Stefano Donati - PhD Student

"I enjoy combining synthetic and systems biology approaches to understand how bacterial metabolism functions. This is of particular relevance for the engineering of efficient bio-factories.
In particular, in my project I have studied how robust is the primary metabolism of E. coli, by perturbing it with CRISPR interference and analyzing the response at a multi-omics level."

Michelle Kuntz - PhD Student

"In my Ph.D. project, I am aiming to further investigate the interactions of metabolism and gene expression by using high-throughput methods. My experiments are based on perturbing gene expression of metabolic genes in pooled strain libraries with CRISPR interference and measuring responses for instance by Next-Generation Sequencing. In combination with data sets of other multi-omics techniques, this will help us to better understand microbial metabolism and to use this knowledge for the generation of fitter production strains."

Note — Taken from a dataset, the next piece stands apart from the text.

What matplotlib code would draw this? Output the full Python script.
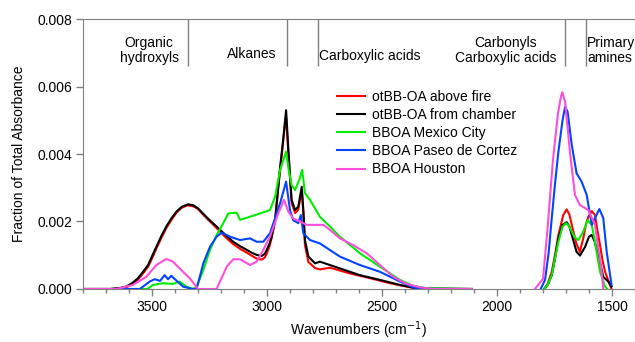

Niklas Farke - PhD Student

"Prior to starting my Ph.D. as computational biologist in Hannes group I obtained my Bachelor's and Master's degrees in Molecular Biotechnology and Industrial Biotechnology at the TU Munich. My research interest is the systems biology of metabolism, especially discovering and comprehending metabolic regulations. To this end, I perform many computational tasks including the analysis of raw mass spectrometry data, mathematical modelling of metabolic networks and machine learning with multi-omics data. Most of the time, I collaborate closely with my wet lab colleagues."

Paul Lubrano PhD Student

"I am a French PhD student who studied Biotechnology in Paris (Sup'Biotech). My experience encompasses working in both academic (CEA, MNHN, France) and industrial (Biosyntia, Denmark) sectors mainly in the engineering of micro-organisms for industrial biotechnology. I also participated in the iGEM competition in 2017 (iGEM IONIS). My current project relies on the multi-omics study of essential processes like translation and transcription in Escherichia coli. I hope to develop industrial and medical applications with such approach."

Thorben Schramm - PhD Student

"Dynamic control of cellular metabolism and growth is important for innovative bioprocess strategies, e.g. for two-stage processes, and for studying the regulation of  metabolism. In my research, I use temperature-sensitive enzymes to achieve the dynamic control of metabolism and developed a two-stage bioprocess  for citrulline production in 1-L bioreactors (Schramm et al. 2020). On the hunt for temperature-sensitive enzymes, I generate large strain libraries with different contemporary cloning techniques. Combining a single-cell growth rate reporter (TIMER) with flow cytometry, the libraries are screened in high-throughput for the desired temperature-sensitive mutants. With the cutting-edge quantitative LC-MS/MS method (Guder et al. 2017) that we developed, I investigate my production strains but also the strains of our collaborators (Boecker et al., 2019)."

Chun-Ying Wang - PhD Student

"I am Chun-Ying, a PhD student working on dynamic control of E. coli to produce chemicals such as glycerol, carotenoids, arginine, etc. I was trained as a molecular biologist at NCHU, Taiwan, but I also have interdisciplinary experience in the polymer of carbon nanotube, microfluidics and marine algae research. I endeavor myself to be an interdisciplinary specialist in the combination of industrial and academic fields to make applicable technology for the world."